* _TASK OBJECTIVE_
Retype the stretch of lines that starts at the line containing "Recreate this image" and ends at the line containing "var tickIndex = [0, 54, 108, 162, 212];", inclusive. Do not include pictures.

* _RECORDS TO PROCESS_

####

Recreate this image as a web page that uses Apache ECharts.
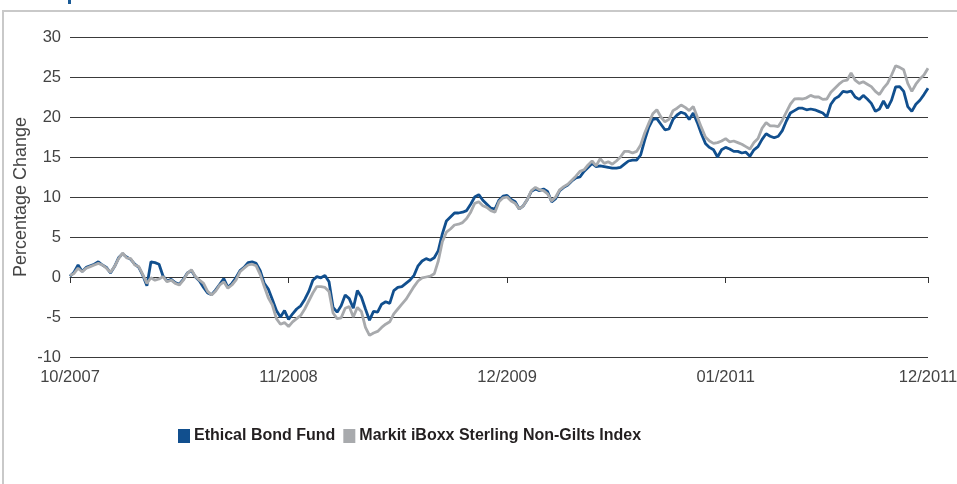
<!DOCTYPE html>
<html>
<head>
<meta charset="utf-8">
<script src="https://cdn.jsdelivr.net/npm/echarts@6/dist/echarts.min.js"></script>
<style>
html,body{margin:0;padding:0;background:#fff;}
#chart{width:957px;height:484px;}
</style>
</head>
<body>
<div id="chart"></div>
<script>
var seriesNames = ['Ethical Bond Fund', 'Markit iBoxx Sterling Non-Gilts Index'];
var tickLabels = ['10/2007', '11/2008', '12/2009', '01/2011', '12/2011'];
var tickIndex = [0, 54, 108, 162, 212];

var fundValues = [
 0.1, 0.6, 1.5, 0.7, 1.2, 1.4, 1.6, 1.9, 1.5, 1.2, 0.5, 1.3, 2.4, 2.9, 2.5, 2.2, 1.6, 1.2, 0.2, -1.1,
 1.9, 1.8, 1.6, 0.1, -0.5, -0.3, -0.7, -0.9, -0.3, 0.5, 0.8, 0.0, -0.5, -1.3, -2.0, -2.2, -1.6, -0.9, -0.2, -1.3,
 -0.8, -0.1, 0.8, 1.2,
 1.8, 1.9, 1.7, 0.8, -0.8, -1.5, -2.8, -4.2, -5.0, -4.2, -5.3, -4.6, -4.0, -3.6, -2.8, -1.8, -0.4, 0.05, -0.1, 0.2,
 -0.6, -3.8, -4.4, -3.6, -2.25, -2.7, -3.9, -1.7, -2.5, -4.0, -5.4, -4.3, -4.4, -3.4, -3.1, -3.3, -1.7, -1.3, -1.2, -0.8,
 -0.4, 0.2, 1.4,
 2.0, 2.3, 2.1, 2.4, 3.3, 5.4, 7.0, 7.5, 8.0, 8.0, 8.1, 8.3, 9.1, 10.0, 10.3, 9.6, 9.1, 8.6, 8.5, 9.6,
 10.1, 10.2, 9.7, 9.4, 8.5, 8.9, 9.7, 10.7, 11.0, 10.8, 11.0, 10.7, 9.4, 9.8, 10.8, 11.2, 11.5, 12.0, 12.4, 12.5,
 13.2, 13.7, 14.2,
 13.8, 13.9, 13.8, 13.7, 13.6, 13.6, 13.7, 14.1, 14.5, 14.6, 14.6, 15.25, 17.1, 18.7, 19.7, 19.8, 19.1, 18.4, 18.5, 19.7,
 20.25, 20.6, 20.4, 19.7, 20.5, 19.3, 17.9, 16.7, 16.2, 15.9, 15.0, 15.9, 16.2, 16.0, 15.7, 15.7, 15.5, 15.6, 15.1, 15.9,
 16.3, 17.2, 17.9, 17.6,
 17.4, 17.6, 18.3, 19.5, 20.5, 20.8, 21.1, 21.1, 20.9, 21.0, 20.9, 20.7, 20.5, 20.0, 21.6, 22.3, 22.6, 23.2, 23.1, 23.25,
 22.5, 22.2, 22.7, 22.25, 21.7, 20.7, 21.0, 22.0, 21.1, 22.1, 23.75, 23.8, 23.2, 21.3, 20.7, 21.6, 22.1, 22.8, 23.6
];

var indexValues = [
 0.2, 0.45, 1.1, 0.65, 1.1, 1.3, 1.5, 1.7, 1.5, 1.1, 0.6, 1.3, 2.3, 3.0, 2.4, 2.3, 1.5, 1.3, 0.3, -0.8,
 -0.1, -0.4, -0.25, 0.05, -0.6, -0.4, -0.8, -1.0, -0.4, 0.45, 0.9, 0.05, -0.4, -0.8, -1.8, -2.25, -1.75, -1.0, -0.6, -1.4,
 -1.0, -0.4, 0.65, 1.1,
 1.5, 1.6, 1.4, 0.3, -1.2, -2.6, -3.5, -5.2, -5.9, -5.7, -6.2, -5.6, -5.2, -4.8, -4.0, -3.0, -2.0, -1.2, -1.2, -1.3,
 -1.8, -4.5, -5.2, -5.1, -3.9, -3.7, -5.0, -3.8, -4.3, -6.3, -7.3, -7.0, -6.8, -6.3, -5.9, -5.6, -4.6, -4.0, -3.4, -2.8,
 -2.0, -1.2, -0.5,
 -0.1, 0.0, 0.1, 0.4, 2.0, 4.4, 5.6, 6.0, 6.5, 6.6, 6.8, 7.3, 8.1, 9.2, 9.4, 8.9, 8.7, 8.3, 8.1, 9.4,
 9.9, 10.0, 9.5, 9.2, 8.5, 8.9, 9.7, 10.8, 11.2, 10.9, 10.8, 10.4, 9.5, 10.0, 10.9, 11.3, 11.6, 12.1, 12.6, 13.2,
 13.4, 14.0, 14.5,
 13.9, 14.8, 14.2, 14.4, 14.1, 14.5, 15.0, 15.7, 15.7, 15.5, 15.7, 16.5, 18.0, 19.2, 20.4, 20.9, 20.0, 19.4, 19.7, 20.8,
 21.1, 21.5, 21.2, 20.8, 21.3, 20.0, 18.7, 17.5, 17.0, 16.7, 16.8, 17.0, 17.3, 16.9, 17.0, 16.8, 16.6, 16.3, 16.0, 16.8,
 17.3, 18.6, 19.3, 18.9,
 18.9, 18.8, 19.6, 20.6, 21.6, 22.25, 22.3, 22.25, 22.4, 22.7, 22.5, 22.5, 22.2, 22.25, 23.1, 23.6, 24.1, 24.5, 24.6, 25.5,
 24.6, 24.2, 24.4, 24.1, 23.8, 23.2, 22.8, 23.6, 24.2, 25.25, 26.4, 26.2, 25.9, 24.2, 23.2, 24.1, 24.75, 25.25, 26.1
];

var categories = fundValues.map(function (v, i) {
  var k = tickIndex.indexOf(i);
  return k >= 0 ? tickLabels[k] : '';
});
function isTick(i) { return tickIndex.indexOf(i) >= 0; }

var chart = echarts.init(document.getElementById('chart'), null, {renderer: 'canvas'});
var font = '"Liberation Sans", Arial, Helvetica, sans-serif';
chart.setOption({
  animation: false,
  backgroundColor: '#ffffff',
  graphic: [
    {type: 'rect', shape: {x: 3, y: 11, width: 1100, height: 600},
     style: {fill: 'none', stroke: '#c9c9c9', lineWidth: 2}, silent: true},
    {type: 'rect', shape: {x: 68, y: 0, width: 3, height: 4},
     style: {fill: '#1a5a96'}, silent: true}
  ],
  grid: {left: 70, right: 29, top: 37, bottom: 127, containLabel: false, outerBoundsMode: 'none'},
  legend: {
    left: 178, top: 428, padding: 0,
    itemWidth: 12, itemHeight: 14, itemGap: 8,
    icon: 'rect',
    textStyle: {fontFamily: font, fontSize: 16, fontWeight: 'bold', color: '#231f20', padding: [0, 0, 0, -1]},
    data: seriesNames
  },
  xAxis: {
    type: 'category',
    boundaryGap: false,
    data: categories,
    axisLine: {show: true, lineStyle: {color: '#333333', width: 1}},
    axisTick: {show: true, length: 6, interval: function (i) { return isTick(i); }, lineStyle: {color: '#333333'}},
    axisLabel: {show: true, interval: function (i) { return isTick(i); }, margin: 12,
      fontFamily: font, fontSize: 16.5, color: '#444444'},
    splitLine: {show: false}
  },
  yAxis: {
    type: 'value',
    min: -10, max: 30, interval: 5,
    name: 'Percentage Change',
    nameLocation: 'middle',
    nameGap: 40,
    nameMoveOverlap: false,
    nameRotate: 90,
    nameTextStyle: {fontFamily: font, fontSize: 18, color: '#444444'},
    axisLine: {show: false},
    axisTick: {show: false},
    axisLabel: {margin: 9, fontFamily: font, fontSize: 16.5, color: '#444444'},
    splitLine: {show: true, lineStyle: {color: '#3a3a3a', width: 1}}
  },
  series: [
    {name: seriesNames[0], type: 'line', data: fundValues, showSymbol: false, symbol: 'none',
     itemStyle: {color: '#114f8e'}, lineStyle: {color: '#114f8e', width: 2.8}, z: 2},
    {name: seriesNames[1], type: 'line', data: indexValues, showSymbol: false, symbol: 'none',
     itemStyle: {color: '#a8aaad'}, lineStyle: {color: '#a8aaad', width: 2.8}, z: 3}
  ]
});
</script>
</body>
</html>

####

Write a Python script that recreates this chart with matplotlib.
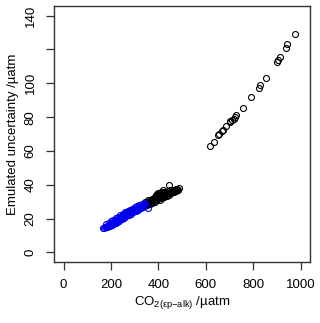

####

* _SOLUTION_
Recreate this image as a web page that uses Apache ECharts.
<!DOCTYPE html>
<html>
<head>
<meta charset="utf-8">
<script src="https://cdn.jsdelivr.net/npm/echarts@6/dist/echarts.min.js"></script>
<style>
html,body{margin:0;padding:0;background:#fff;}
#chart{width:957px;height:484px;}
</style>
</head>
<body>
<div id="chart"></div>
<script>
var seriesNames = ['Ethical Bond Fund', 'Markit iBoxx Sterling Non-Gilts Index'];
var tickLabels = ['10/2007', '11/2008', '12/2009', '01/2011', '12/2011'];
var tickIndex = [0, 54, 108, 162, 212];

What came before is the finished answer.